• _What is expected_: Can you find the lines of the listing that include "this" and copy every one?

• _Extracted information_:
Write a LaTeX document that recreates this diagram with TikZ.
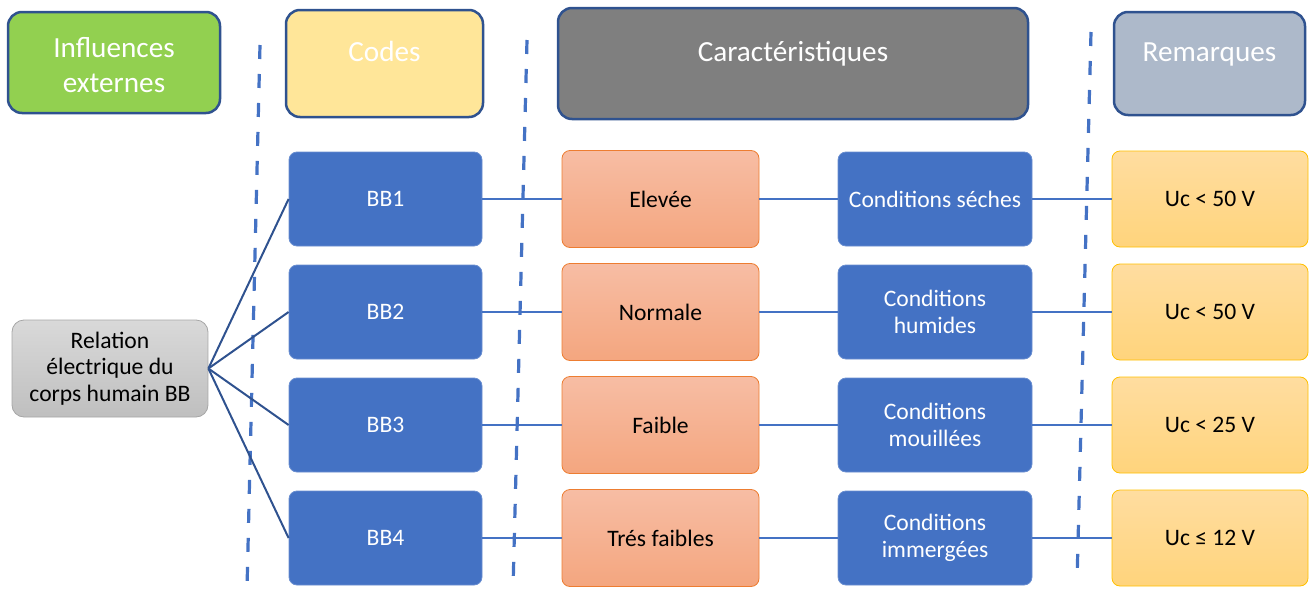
\documentclass[tikz,border=0pt]{standalone}
\usepackage{fontspec}
\setmainfont{Carlito}
\definecolor{hdrborder}{HTML}{2F528F}
\definecolor{accblue}{HTML}{4472C4}
\definecolor{greenfill}{HTML}{92D050}
\definecolor{yellowhdr}{HTML}{FFE699}
\definecolor{grayhdr}{HTML}{7F7F7F}
\definecolor{bluegrayhdr}{HTML}{ADB9CA}
\definecolor{orangetop}{HTML}{F7BDA4}
\definecolor{orangebot}{HTML}{F4A67F}
\definecolor{orangeborder}{HTML}{ED7D31}
\definecolor{goldtop}{HTML}{FFDDA0}
\definecolor{goldbot}{HTML}{FFD47C}
\definecolor{goldborder}{HTML}{FFC000}
\definecolor{reltop}{HTML}{D9D9D9}
\definecolor{relbot}{HTML}{BFBFBF}
\definecolor{relborder}{HTML}{A6A6A6}
\newcommand{\hdrfnt}{\fontsize{29.2}{35}\selectfont}
\newcommand{\bodyfnt}{\fontsize{23.6}{26.5}\selectfont}
\tikzset{
  hdrbox/.style={draw=hdrborder, line width=2.5pt, rounded corners=14pt, inner sep=0pt},
  hdrtext/.style={text=white, font=\hdrfnt, align=center, inner sep=0pt},
  bluebox/.style={draw=accblue!80!white, line width=0.8pt, fill=accblue, rounded corners=8pt,
     minimum width=193pt, minimum height=94pt, inner sep=0pt, text=white, font=\bodyfnt, align=center},
  orangebox/.style={draw=orangeborder, line width=0.8pt, top color=orangetop, bottom color=orangebot, rounded corners=8pt,
     minimum width=197pt, minimum height=97pt, inner sep=0pt, text=black, font=\bodyfnt, align=center},
  condbox/.style={bluebox, minimum width=194pt},
  goldbox/.style={draw=goldborder, line width=0.8pt, top color=goldtop, bottom color=goldbot, rounded corners=8pt,
     minimum width=196pt, minimum height=96pt, inner sep=0pt, text=black, font=\bodyfnt, align=center},
  relbox/.style={draw=relborder, line width=0.8pt, top color=reltop, bottom color=relbot, rounded corners=12pt,
     minimum width=196pt, minimum height=97pt, inner sep=0pt, text=black, font=\bodyfnt, align=center},
  dashline/.style={draw=accblue, line width=3.2pt, dash pattern=on 14pt off 15pt},
  fanline/.style={draw=hdrborder, line width=2pt},
  rowline/.style={draw=accblue, line width=2.4pt},
}
\begin{document}
\begin{tikzpicture}[x=1pt,y=1pt]
\useasboundingbox (0,0) rectangle (1310,-589);
% dashed separators
\draw[dashline] (260,-45) -- (247,-589);
\draw[dashline] (527,-40) -- (513,-589);
\draw[dashline] (1091,-32) -- (1077,-582);
% headers
\node[hdrbox, fill=greenfill, minimum width=212pt, minimum height=101pt] (h1) at (114,-62.5) {};
\node[hdrtext] (h1t) at (114,-65) {Influences\\externes};
\node[hdrbox, fill=yellowhdr, minimum width=197pt, minimum height=107pt] (h2) at (384.5,-63.5) {};
\node[hdrtext, anchor=base] (h2t) at (384.5,-61) {Codes};
\node[hdrbox, fill=grayhdr, minimum width=470pt, minimum height=111pt] (h3) at (793,-63.5) {};
\node[hdrtext, anchor=base] (h3t) at (793,-61) {Caractéristiques};
\node[hdrbox, fill=bluegrayhdr, minimum width=191pt, minimum height=103pt] (h4) at (1209.5,-63.5) {};
\node[hdrtext, anchor=base] (h4t) at (1209.5,-61) {Remarques};
% left node
\node[relbox] (rel) at (110,-368.5) {Relation\\électrique du\\corps humain BB};
% rows
\node[bluebox] (bb1) at (385.5,-199) {BB1};
\node[bluebox] (bb2) at (385.5,-312) {BB2};
\node[bluebox] (bb3) at (385.5,-425) {BB3};
\node[bluebox] (bb4) at (385.5,-538) {BB4};
\node[orangebox] (c1) at (660.5,-199) {Elevée};
\node[orangebox] (c2) at (660.5,-312) {Normale};
\node[orangebox] (c3) at (660.5,-425) {Faible};
\node[orangebox] (c4) at (660.5,-538) {Trés faibles};
\node[condbox] (d1) at (935,-199) {Conditions séches};
\node[condbox] (d2) at (935,-312) {Conditions\\humides};
\node[condbox] (d3) at (935,-425) {Conditions\\mouillées};
\node[condbox] (d4) at (935,-538) {Conditions\\immergées};
\node[goldbox] (r1) at (1210,-199) {Uc < 50 V};
\node[goldbox] (r2) at (1210,-312) {Uc < 50 V};
\node[goldbox] (r3) at (1210,-425) {Uc < 25 V};
\node[goldbox] (r4) at (1210,-538) {Uc ≤ 12 V};
% connectors
\foreach \i in {1,2,3,4}{
  \draw[fanline] (rel.east) -- (bb\i.west);
  \draw[rowline] (bb\i.east) -- (c\i.west);
  \draw[rowline] (c\i.east) -- (d\i.west);
  \draw[rowline] (d\i.east) -- (r\i.west);
}
\end{tikzpicture}
\end{document}
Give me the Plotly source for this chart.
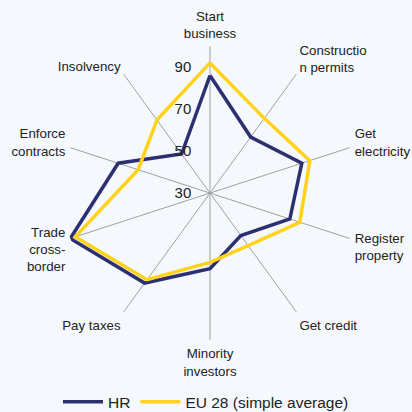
import plotly.graph_objects as go

categories = ["Start<br>business", "Constructio<br>n permits", "Get<br>electricity",
              "Register<br>property", "Get credit", "Minority<br>investors",
              "Pay taxes", "Trade<br>cross-<br>border", "Enforce<br>contracts", "Insolvency"]
hr_values = [86, 63, 76, 70, 55, 66, 83, 100, 76, 53]
eu_values = [92, 74, 80, 75, 61, 63, 81, 97.5, 66, 73]
radial_ticks = [30, 50, 70, 90]

NAVY = "#2c3070"
YELLOW = "#ffd31c"
BG = "#f5f9fd"

fig = go.Figure()
fig.add_trace(go.Scatterpolar(
    r=hr_values + hr_values[:1], theta=categories + categories[:1],
    mode="lines", name="HR", line=dict(color=NAVY, width=3.5)))
fig.add_trace(go.Scatterpolar(
    r=eu_values + eu_values[:1], theta=categories + categories[:1],
    mode="lines", name="EU 28 (simple average)", line=dict(color=YELLOW, width=3.5)))

fig.update_layout(
    width=412, height=412,
    margin=dict(l=0, r=0, t=0, b=0, autoexpand=False),
    paper_bgcolor=BG, plot_bgcolor=BG,
    font=dict(family="Liberation Sans, Arial", size=13, color="#222222"),
    polar=dict(
        bgcolor=BG,
        domain=dict(x=[0.1529, 0.8665], y=[0.1748, 0.888]),
        radialaxis=dict(range=[30, 100], tickvals=radial_ticks, showgrid=False,
                        showline=False, ticks="outside", ticklen=13,
                        tickcolor="rgba(0,0,0,0)", angle=90, tickangle=90,
                        side="counterclockwise",
                        tickfont=dict(size=15, color="#222222")),
        angularaxis=dict(rotation=90, direction="clockwise", showline=False,
                         gridcolor="#a0a0a0", gridwidth=1,
                         ticks="outside", ticklen=2, tickcolor="rgba(0,0,0,0)",
                         tickfont=dict(size=13.3, color="#222222")),
    ),
    legend=dict(orientation="h", x=0.5, xanchor="center", y=0.024, yanchor="middle",
                itemwidth=40,
                font=dict(size=15.5, color="#222222"), bgcolor="rgba(0,0,0,0)"),
)

fig.write_html("out.html",
               config={"displayModeBar": False},
               post_script="document.body.style.margin='0';"
                           "document.body.style.background='%s';" % BG)
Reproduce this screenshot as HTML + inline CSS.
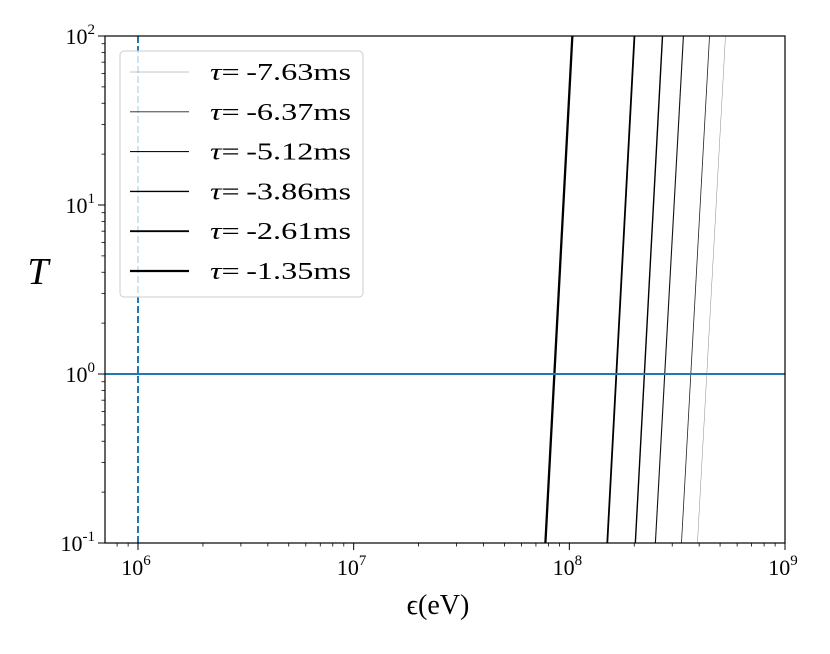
<!DOCTYPE html>
<html><head><meta charset="utf-8"><style>
body{margin:0;background:#fff}
text{font-family:"Liberation Serif",serif;fill:#000}
</style></head><body>
<svg width="830" height="649" xmlns="http://www.w3.org/2000/svg">
<g id="plot"></g>
</svg>
<script>
const labels=["-7.63","-6.37","-5.12","-3.86","-2.61","-1.35"];
const logEpsLow=[8.594,8.520,8.399,8.306,8.176,7.889];   // log10 eps at T=0.1
const logEpsHigh=[8.724,8.650,8.529,8.432,8.302,8.014];  // log10 eps at T=100
const widths=[0.5,0.8,1.1,1.4,1.8,2.3];
const colors=["#888","#222","#111","#000","#000","#000"];
const xTicks=[6,7,8,9];
const yTicks=[-1,0,1,2];
const hLine=0, vLine=6;

const L=105,R=785,T=36,B=543;
const xMin=5.847,xMax=9,yMin=-1,yMax=2;
const X=v=>L+(v-xMin)/(xMax-xMin)*(R-L);
const Y=v=>B-(v-yMin)/(yMax-yMin)*(B-T);
const NS="http://www.w3.org/2000/svg";
const g=document.getElementById('plot');
function el(t,a,p){const e=document.createElementNS(NS,t);for(const k in a)e.setAttribute(k,a[k]);(p||g).appendChild(e);return e;}

const clip=el('clipPath',{id:'c'});el('rect',{x:L,y:T,width:R-L,height:B-T},clip);
const data=el('g',{'clip-path':'url(#c)'});



for(let i=0;i<labels.length;i++){
  const l=el('line',{x1:X(logEpsLow[i]),y1:Y(-1),x2:X(logEpsHigh[i]),y2:Y(2),stroke:colors[i],'stroke-width':widths[i]},data);
  
  
}
const hl=el('line',{x1:L,x2:R,y1:Y(hLine),y2:Y(hLine),stroke:'#1f77b4','stroke-width':2},data);


const vl=el('line',{x1:X(vLine),x2:X(vLine),y1:T,y2:B,stroke:'#1f77b4','stroke-width':2,'stroke-dasharray':'7,3'},data);



for(let d=5;d<9;d++)for(let m=2;m<10;m++){const v=d+Math.log10(m);if(v<xMin||v>xMax)continue;
  el('line',{x1:X(v),x2:X(v),y1:B,y2:B+3.5,stroke:'#000','stroke-width':0.8});}
for(let d=-1;d<2;d++)for(let m=2;m<10;m++){const v=d+Math.log10(m);
  el('line',{x1:L,x2:L-3.5,y1:Y(v),y2:Y(v),stroke:'#000','stroke-width':0.8});}
xTicks.forEach(v=>{el('line',{x1:X(v),x2:X(v),y1:B,y2:B+7,stroke:'#000','stroke-width':1});
  const t=el('text',{x:X(v)-2,y:B+32,'font-size':22,'text-anchor':'middle'});t.innerHTML='10<tspan dy="-10" font-size="15">'+v+'</tspan>';
  
  });
yTicks.forEach(v=>{el('line',{x1:L,x2:L-7,y1:Y(v),y2:Y(v),stroke:'#000','stroke-width':1});
  const t=el('text',{x:L-10,y:Y(v)+8,'font-size':22,'text-anchor':'end'});t.innerHTML='10<tspan dy="-10" font-size="15">'+v+'</tspan>';
  
  });
const fr=el('rect',{x:L,y:T,width:R-L,height:B-T,fill:'none',stroke:'#000','stroke-width':1.2});



const xt=el('text',{x:438,y:614,'font-size':28,'text-anchor':'middle'});xt.textContent='ϵ(eV)';


const yt=el('text',{x:38,y:284,'font-size':38,'text-anchor':'middle','font-style':'italic'});yt.textContent='T';



const lg=el('g',{});


el('rect',{x:120,y:51,width:243,height:246,rx:4,fill:'rgba(255,255,255,0.8)',stroke:'#ccc','stroke-width':1},lg);
for(let i=0;i<labels.length;i++){const y=72+i*39.8;
  el('line',{x1:130,x2:189,y1:y,y2:y,stroke:colors[i],'stroke-width':widths[i]},lg);
  const t=el('text',{x:210,y:y+8,'font-size':24,'textLength':141,'lengthAdjust':'spacingAndGlyphs'},lg);t.innerHTML='<tspan font-style="italic">τ</tspan>=\u2009'+labels[i]+'ms';
  
  }
</script>
</body></html>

• _Written solution_:
Write a LaTeX document that recreates this diagram with TikZ.
Give me the Plotly source for this chart.
Reproduce this screenshot as HTML + inline CSS.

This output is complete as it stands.